5. Block out the heat

The glare of the sun can also affect how hot it feels inside your house. Internal blinds and curtains can help to reduce some of this heat, but blocking out the sun before it even gets into your windows (by way of exterior awnings, shade cloths or even a large, shady tree) is even better. 

Keep the blinds drawn during the hottest part of the day (generally around midday) to keep the indoor temperature bearable. 

Coastal home rear exterior painted in Dulux Black and Lexicon Quarter with black and white awnings.
Chic black and white awnings from Bayside Shutters and Blinds protect the upper storey of this coastal home in Avalon from the sun. (Credit: Photographer: Simon Whitbread | Styling: Jamee Deaves)
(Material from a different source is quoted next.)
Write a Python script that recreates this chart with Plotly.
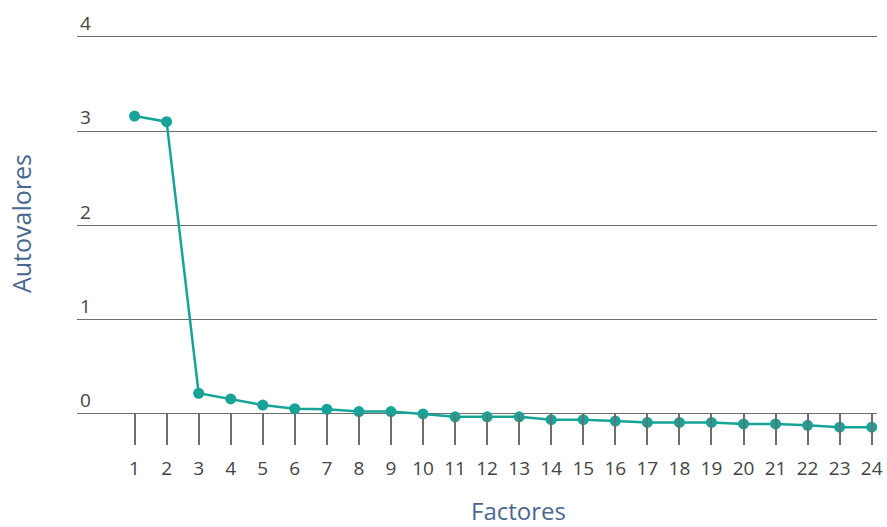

6. Invest in energy efficiency

Some air conditioners are better at saving power than others. Old central units can chew up plenty of power, while nimble reverse-cycle air conditioners are generally more efficient. When buying a new air conditioner, look at the energy rating of the machine. The more stars, the more savings. 

7. Fan of fans

A simple ceiling fan, or even a pedestal fan, can make your air conditioner cheaper to run. It may sound counter-intuitive, but turning a fan on while your air conditioner is running will circulate the cool air more evenly around a room, meaning you won’t have to set the air conditioner to Arctic to reap the cool benefits.

Contemporary neutral bedroom with ceiling fan and roller blind.
Using a fan at the same time as your air conditioner can help circulate the cool air more efficiently. (Credit: Photographer: Brigid Arnott)

8. Use energy-saving or eco mode

Many reverse cycle air conditioners have an ‘Eco’ button or energy-saving mode. According to Haier, what this button does is reduce the speed at which the compressor runs, meaning the unit consumes less energy.

In some units, eco mode means the unit will cool the room to the set temperature and shut off when that temperature has been reached. The unit will continue to monitor the temperature of the room, and kick into gear again when levels begin to rise. This will keep the room cool but reduce pressure on the machine. Eco mode may also make your unit run more quietly.